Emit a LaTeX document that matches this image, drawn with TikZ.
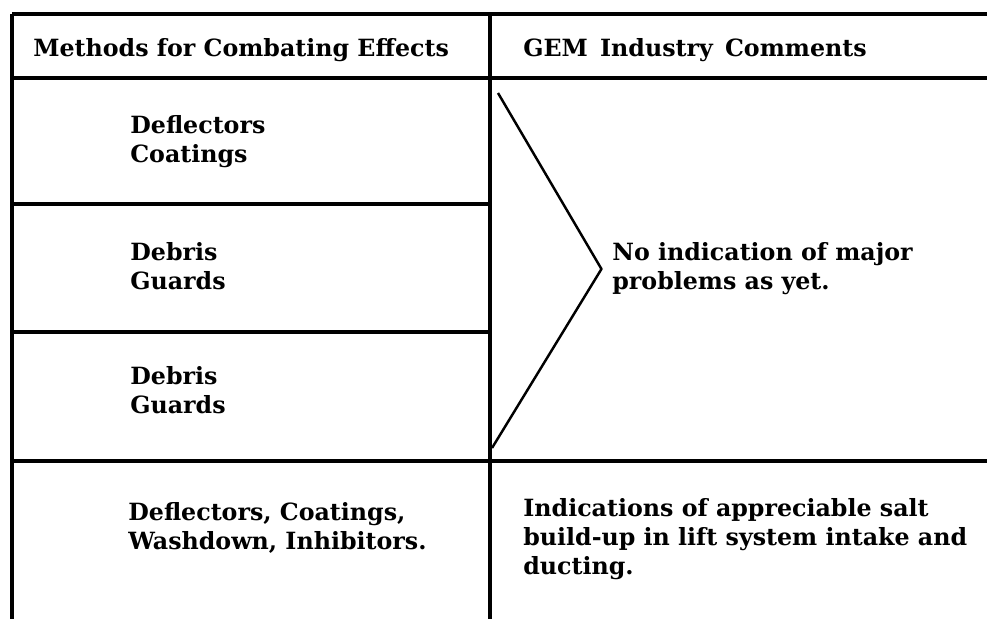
\documentclass[tikz,border=0pt]{standalone}
\usepackage{fontspec}
\setmainfont{DejaVu Serif}
\usetikzlibrary{positioning}

\tikzset{
    rule/.style={line width=1.8pt},
    brace/.style={line width=1.4pt, line join=round},
    celltext/.style={font=\bfseries\fontsize{13.5}{16.5}\selectfont,
        align=left, inner sep=0pt, anchor=west}
}

\begin{document}
\begin{tikzpicture}[x=0.02cm,y=-0.02cm]

    \useasboundingbox (0,0) rectangle (987,619);

    % table corners
    \coordinate (topleft) at (12,14);
    \coordinate (topmid) at (490,14);
    \coordinate (topright) at (987,14);
    \coordinate (botleft) at (12,619);
    \coordinate (botmid) at (490,619);

    % row dividers
    \coordinate (headleft) at (12,78);
    \coordinate (headright) at (987,78);
    \coordinate (rowaleft) at (12,204);
    \coordinate (rowamid) at (490,204);
    \coordinate (rowbleft) at (12,332);
    \coordinate (rowbmid) at (490,332);
    \coordinate (rowcleft) at (12,461);
    \coordinate (rowcright) at (987,461);

    % header
    \node[celltext] (methods) at (33,50) {Methods for Combating Effects};
    \node[celltext] (comments) at (523,50) {GEM\, Industry\, Comments};

    % left column
    \node[celltext] (deflectors) at (130,142) {Deflectors\\Coatings};
    \node[celltext] (debrisa) at (130,266) {Debris\\Guards};
    \node[celltext] (debrisb) at (130,390) {Debris\\Guards};
    \node[celltext] (washdown) at (128,528)
        {Deflectors, Coatings,\\Washdown, Inhibitors.};

    % right column
    \node[celltext] (noproblems) at (612,269)
        {No indication of major\\problems as yet.};
    \node[celltext] (saltbuild) at (523,539)
        {Indications of appreciable salt\\build-up in lift system intake and\\ducting.};

    % grid lines
    \draw[rule] (topleft) -- (topright);
    \draw[rule] (headleft) -- (headright);
    \draw[rule] (rowaleft) -- (rowamid);
    \draw[rule] (rowbleft) -- (rowbmid);
    \draw[rule] (rowcleft) -- (rowcright);
    \draw[rule] (topleft) -- (botleft);
    \draw[rule] (topmid) -- (botmid);

    % bracket to the comment
    \coordinate (bracetop) at (498,93);
    \coordinate (bracebot) at (492,448);
    \coordinate (bracetip) at ([xshift=-6pt]noproblems.west);
    \draw[brace] (bracetop) -- (bracetip) -- (bracebot);

\end{tikzpicture}
\end{document}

Problem description: Give again exactly the lines running from the beginning of the material above through the line that contains "(botmid) at (490,619);", and leave out every picture.

Result:
Emit a LaTeX document that matches this image, drawn with TikZ.
\documentclass[tikz,border=0pt]{standalone}
\usepackage{fontspec}
\setmainfont{DejaVu Serif}
\usetikzlibrary{positioning}

\tikzset{
    rule/.style={line width=1.8pt},
    brace/.style={line width=1.4pt, line join=round},
    celltext/.style={font=\bfseries\fontsize{13.5}{16.5}\selectfont,
        align=left, inner sep=0pt, anchor=west}
}

\begin{document}
\begin{tikzpicture}[x=0.02cm,y=-0.02cm]

    \useasboundingbox (0,0) rectangle (987,619);

    % table corners
    \coordinate (topleft) at (12,14);
    \coordinate (topmid) at (490,14);
    \coordinate (topright) at (987,14);
    \coordinate (botleft) at (12,619);
    \coordinate (botmid) at (490,619);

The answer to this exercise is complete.